Isolde: Mudslinging

Two members of the Cebu Provincial Board (PB) want to keep the highways mud-free, so they’ve come up with a draft ordinance to require drivers and operators to scrape the mud off the tires of trucks. Presumably, violators will face some form of penalty if the ordinance gets passed. But how will local authorities enforce it?

Would traffic enforcers have to watch out for trucks with muddy tires, in addition to over-speeding drivers and counter-flowing motorcycles? How much mud would there have to be on the tires for the truck driver or operator to be considered a violator? Can local officials enforce the ordinance through checkpoints or would they equip enforcers with binoculars and motorcycles so they can spot violators early and, if necessary, chase them?

This is not to mock the ordinance proposed by PB Members Sun Shimura and Thadeo Jovito Ouano. I’m sure they mean well. An accident on the muddy roads of Medellin that injured one of his staff was one of the events that compelled Ouano to file the proposal, USJ-R interns John Paul Fajardo and Rolyn Mae Jumao-as reported. But it sounds like one of those measures that, for all the good intentions behind them, end up with a stack of local laws “more honored in the breach than the observance.”

It brought to mind other legislative proposals and actual ordinances I read about in SunStar years ago, like an old Cebu City ordinance that prohibited people from putting their feet up on the seats of movie houses. How widespread was this behavior that a councilor felt moved to legislate against it? Was there no other public need or concern that more urgently deserved the council’s attention?

In July 2014, Mandaluyong City approved an ordinance that made it illegal to share a motorcycle, unless you were first-degree relatives. Again, I’m sure the local legislators who thought of that meant well. Then-mayor Benhur Abalos, according to a GMA News Online report, said the ordinance was needed to help curb crime. But in order for the ordinance to be enforced, motorcycle riders would have had to bring, say, their marriage certificates to prove that the person they shared the ride with was their spouse. Would traffic enforcers have to stop every motorcycle that carried a passenger, to find out if the riders were spouses, siblings or parent-and-child?

I find these sorts of local stories moving, strangely enough, because they show us just how unusual our communities can sometimes get. Reading about what towns and cities worry about and what public goods or services they think they need connects me to them, in a way, helps me differentiate one community from another. These are stories I wouldn’t get from the national broadsheets, because it’s toward the capital and the central seats of power that their gaze is directed. These stories won’t land in the supposedly national newscasts either, unless the news director finds them odd enough or they rise to one of those trending topics on social media.

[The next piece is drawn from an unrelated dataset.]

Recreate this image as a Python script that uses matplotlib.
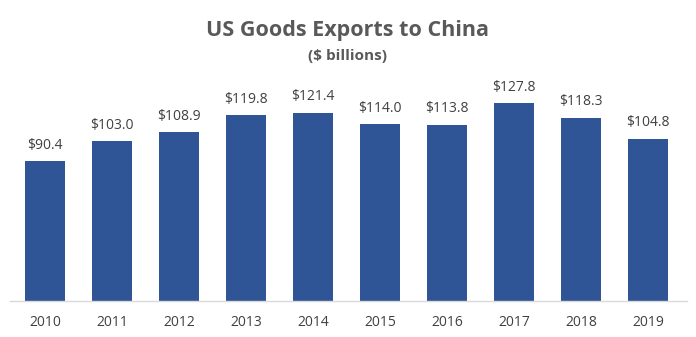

For providers of local news to work, they have to do better than their readers’ neighbors. At least that’s one suggestion from a report of the US-based Solutions Journalism Network in May 2016. The group spoke with rural communities on the border between New Mexico and Colorado, as well as Montana. They found that readers were put off when their local news coverage was “too negative, too focused on crime and corruption” and paid too little attention to the local economy. They’re on to something, I think.